--- start of RAW DATA ---
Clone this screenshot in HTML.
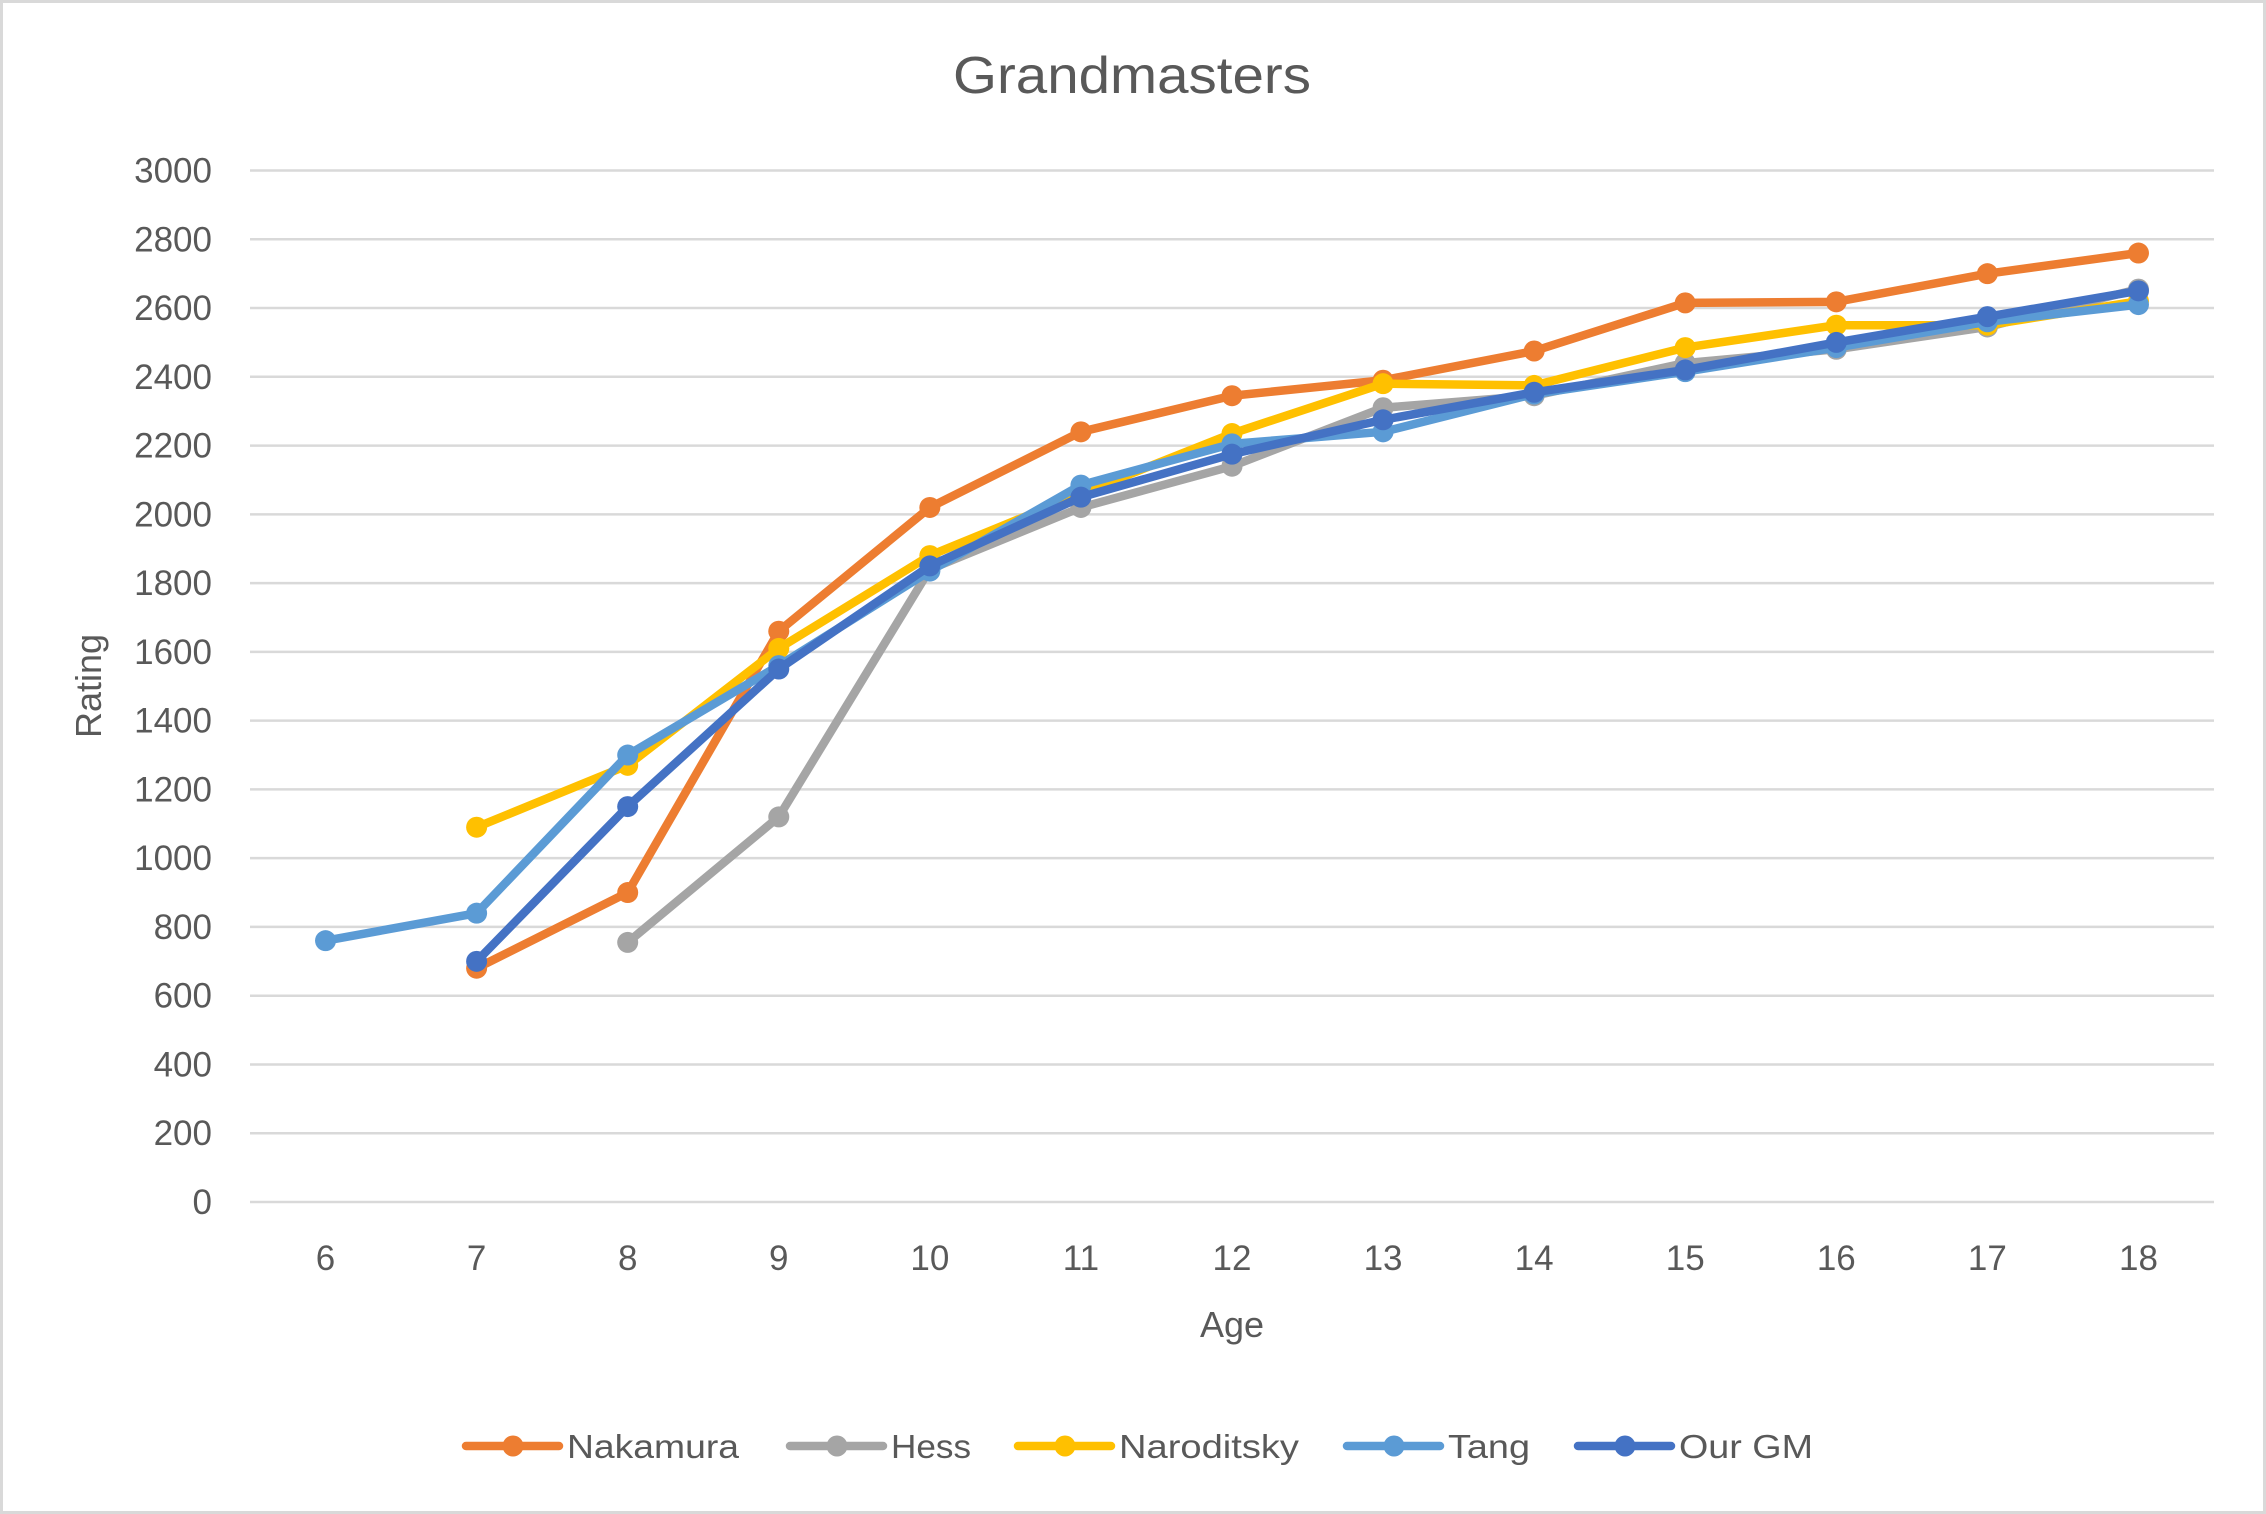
<!DOCTYPE html>
<html><head><meta charset="utf-8"><style>
html,body{margin:0;padding:0;background:#fff}
svg{display:block;font-family:"Liberation Sans",sans-serif}
</style></head><body>
<svg id="chart" width="2266" height="1514" viewBox="0 0 2266 1514">
<rect x="1.5" y="1.5" width="2263" height="1511" fill="#fff" stroke="#d9d9d9" stroke-width="3"/>
<text x="1132" y="93" text-anchor="middle" font-size="52" fill="#595959" textLength="358" lengthAdjust="spacingAndGlyphs">Grandmasters</text>
<g id="grid"></g>
<g id="yticks"></g>
<g id="xticks"></g>
<g id="series"></g>
<text x="1232" y="1337" text-anchor="middle" font-size="36" fill="#595959">Age</text>
<text transform="translate(101,686) rotate(-90)" text-anchor="middle" font-size="36" fill="#595959">Rating</text>
<g id="legend"></g>
</svg>
<script>
const ages = [6,7,8,9,10,11,12,13,14,15,16,17,18];
const yTickLabels = [0,200,400,600,800,1000,1200,1400,1600,1800,2000,2200,2400,2600,2800,3000];
const seriesNames = ["Nakamura","Hess","Naroditsky","Tang","Our GM"];
const nakamura = [null,680,900,1660,2020,2240,2345,2390,2475,2615,2618,2700,2760];
const hess = [null,null,755,1120,1840,2020,2140,2310,2345,2440,2480,2545,2655];
const naroditsky = [null,1090,1270,1610,1880,2060,2235,2380,2375,2485,2550,2550,2620];
const tang = [760,840,1300,1560,1835,2085,2205,2240,2350,2415,2485,2560,2610];
const ourGM = [null,700,1150,1550,1850,2050,2175,2275,2355,2420,2500,2575,2650];
const seriesColors = ["#ed7d31","#a5a5a5","#ffc000","#5b9bd5","#4472c4"];
const seriesData = [nakamura,hess,naroditsky,tang,ourGM];

const NS="http://www.w3.org/2000/svg";
const L=250,R=2214,Y0=1202,Y1=170.5,YMAX=3000;
const band=(R-L)/ages.length;
const x=i=>L+band*(i+0.5);
const y=v=>Y0-(v/YMAX)*(Y0-Y1);
function mk(tag,attrs,parent){const e=document.createElementNS(NS,tag);for(const k in attrs)e.setAttribute(k,attrs[k]);parent.appendChild(e);return e;}

const grid=document.getElementById('grid'),yt=document.getElementById('yticks'),xt=document.getElementById('xticks');
yTickLabels.forEach(v=>{
  const g=mk('line',{x1:L,x2:R,y1:y(v),y2:y(v),stroke:'#d9d9d9','stroke-width':2.5},grid);
  
  
  const t=mk('text',{x:212,y:y(v)+12,'text-anchor':'end','font-size':35,fill:'#595959'},yt);
  t.textContent=v;
  
  
});
ages.forEach((a,i)=>{
  const t=mk('text',{x:x(i),y:1270,'text-anchor':'middle','font-size':35,fill:'#595959'},xt);
  t.textContent=a;
  
  
});
const sg=document.getElementById('series');
seriesData.forEach((d,s)=>{
  const g=mk('g',{},sg);
  
  
  let pts=[];d.forEach((v,i)=>{if(v!=null)pts.push(x(i)+','+y(v));});
  const p=mk('polyline',{points:pts.join(' '),fill:'none',stroke:seriesColors[s],'stroke-width':8.5,'stroke-linejoin':'round','stroke-linecap':'round'},g);
  
  
  d.forEach((v,i)=>{if(v==null)return;
    const c=mk('circle',{cx:x(i),cy:y(v),r:10.5,fill:seriesColors[s]},g);
    
    
  });
});
const lg=document.getElementById('legend');
const lx=[466,790,1018,1347,1578];
const lw=[172,80,180,82,134];
seriesNames.forEach((n,s)=>{
  const g=mk('g',{},lg);
  
  
  mk('line',{x1:lx[s],x2:lx[s]+93,y1:1446,y2:1446,stroke:seriesColors[s],'stroke-width':8.5,'stroke-linecap':'round'},g);
  mk('circle',{cx:lx[s]+47,cy:1446,r:10.5,fill:seriesColors[s]},g);
  const t=mk('text',{x:lx[s]+101,y:1458,'font-size':33,fill:'#595959',textLength:lw[s],lengthAdjust:'spacingAndGlyphs'},g);
  t.textContent=n;
});
</script>
</body></html>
--- end of RAW DATA ---
Reproduce the listing word for word and omit its pictures.

PROBLEM SOLUTION:
Clone this screenshot in HTML.
<!DOCTYPE html>
<html><head><meta charset="utf-8"><style>
html,body{margin:0;padding:0;background:#fff}
svg{display:block;font-family:"Liberation Sans",sans-serif}
</style></head><body>
<svg id="chart" width="2266" height="1514" viewBox="0 0 2266 1514">
<rect x="1.5" y="1.5" width="2263" height="1511" fill="#fff" stroke="#d9d9d9" stroke-width="3"/>
<text x="1132" y="93" text-anchor="middle" font-size="52" fill="#595959" textLength="358" lengthAdjust="spacingAndGlyphs">Grandmasters</text>
<g id="grid"></g>
<g id="yticks"></g>
<g id="xticks"></g>
<g id="series"></g>
<text x="1232" y="1337" text-anchor="middle" font-size="36" fill="#595959">Age</text>
<text transform="translate(101,686) rotate(-90)" text-anchor="middle" font-size="36" fill="#595959">Rating</text>
<g id="legend"></g>
</svg>
<script>
const ages = [6,7,8,9,10,11,12,13,14,15,16,17,18];
const yTickLabels = [0,200,400,600,800,1000,1200,1400,1600,1800,2000,2200,2400,2600,2800,3000];
const seriesNames = ["Nakamura","Hess","Naroditsky","Tang","Our GM"];
const nakamura = [null,680,900,1660,2020,2240,2345,2390,2475,2615,2618,2700,2760];
const hess = [null,null,755,1120,1840,2020,2140,2310,2345,2440,2480,2545,2655];
const naroditsky = [null,1090,1270,1610,1880,2060,2235,2380,2375,2485,2550,2550,2620];
const tang = [760,840,1300,1560,1835,2085,2205,2240,2350,2415,2485,2560,2610];
const ourGM = [null,700,1150,1550,1850,2050,2175,2275,2355,2420,2500,2575,2650];
const seriesColors = ["#ed7d31","#a5a5a5","#ffc000","#5b9bd5","#4472c4"];
const seriesData = [nakamura,hess,naroditsky,tang,ourGM];

const NS="http://www.w3.org/2000/svg";
const L=250,R=2214,Y0=1202,Y1=170.5,YMAX=3000;
const band=(R-L)/ages.length;
const x=i=>L+band*(i+0.5);
const y=v=>Y0-(v/YMAX)*(Y0-Y1);
function mk(tag,attrs,parent){const e=document.createElementNS(NS,tag);for(const k in attrs)e.setAttribute(k,attrs[k]);parent.appendChild(e);return e;}

const grid=document.getElementById('grid'),yt=document.getElementById('yticks'),xt=document.getElementById('xticks');
yTickLabels.forEach(v=>{
  const g=mk('line',{x1:L,x2:R,y1:y(v),y2:y(v),stroke:'#d9d9d9','stroke-width':2.5},grid);
  
  
  const t=mk('text',{x:212,y:y(v)+12,'text-anchor':'end','font-size':35,fill:'#595959'},yt);
  t.textContent=v;
  
  
});
ages.forEach((a,i)=>{
  const t=mk('text',{x:x(i),y:1270,'text-anchor':'middle','font-size':35,fill:'#595959'},xt);
  t.textContent=a;
  
  
});
const sg=document.getElementById('series');
seriesData.forEach((d,s)=>{
  const g=mk('g',{},sg);
  
  
  let pts=[];d.forEach((v,i)=>{if(v!=null)pts.push(x(i)+','+y(v));});
  const p=mk('polyline',{points:pts.join(' '),fill:'none',stroke:seriesColors[s],'stroke-width':8.5,'stroke-linejoin':'round','stroke-linecap':'round'},g);
  
  
  d.forEach((v,i)=>{if(v==null)return;
    const c=mk('circle',{cx:x(i),cy:y(v),r:10.5,fill:seriesColors[s]},g);
    
    
  });
});
const lg=document.getElementById('legend');
const lx=[466,790,1018,1347,1578];
const lw=[172,80,180,82,134];
seriesNames.forEach((n,s)=>{
  const g=mk('g',{},lg);
  
  
  mk('line',{x1:lx[s],x2:lx[s]+93,y1:1446,y2:1446,stroke:seriesColors[s],'stroke-width':8.5,'stroke-linecap':'round'},g);
  mk('circle',{cx:lx[s]+47,cy:1446,r:10.5,fill:seriesColors[s]},g);
  const t=mk('text',{x:lx[s]+101,y:1458,'font-size':33,fill:'#595959',textLength:lw[s],lengthAdjust:'spacingAndGlyphs'},g);
  t.textContent=n;
});
</script>
</body></html>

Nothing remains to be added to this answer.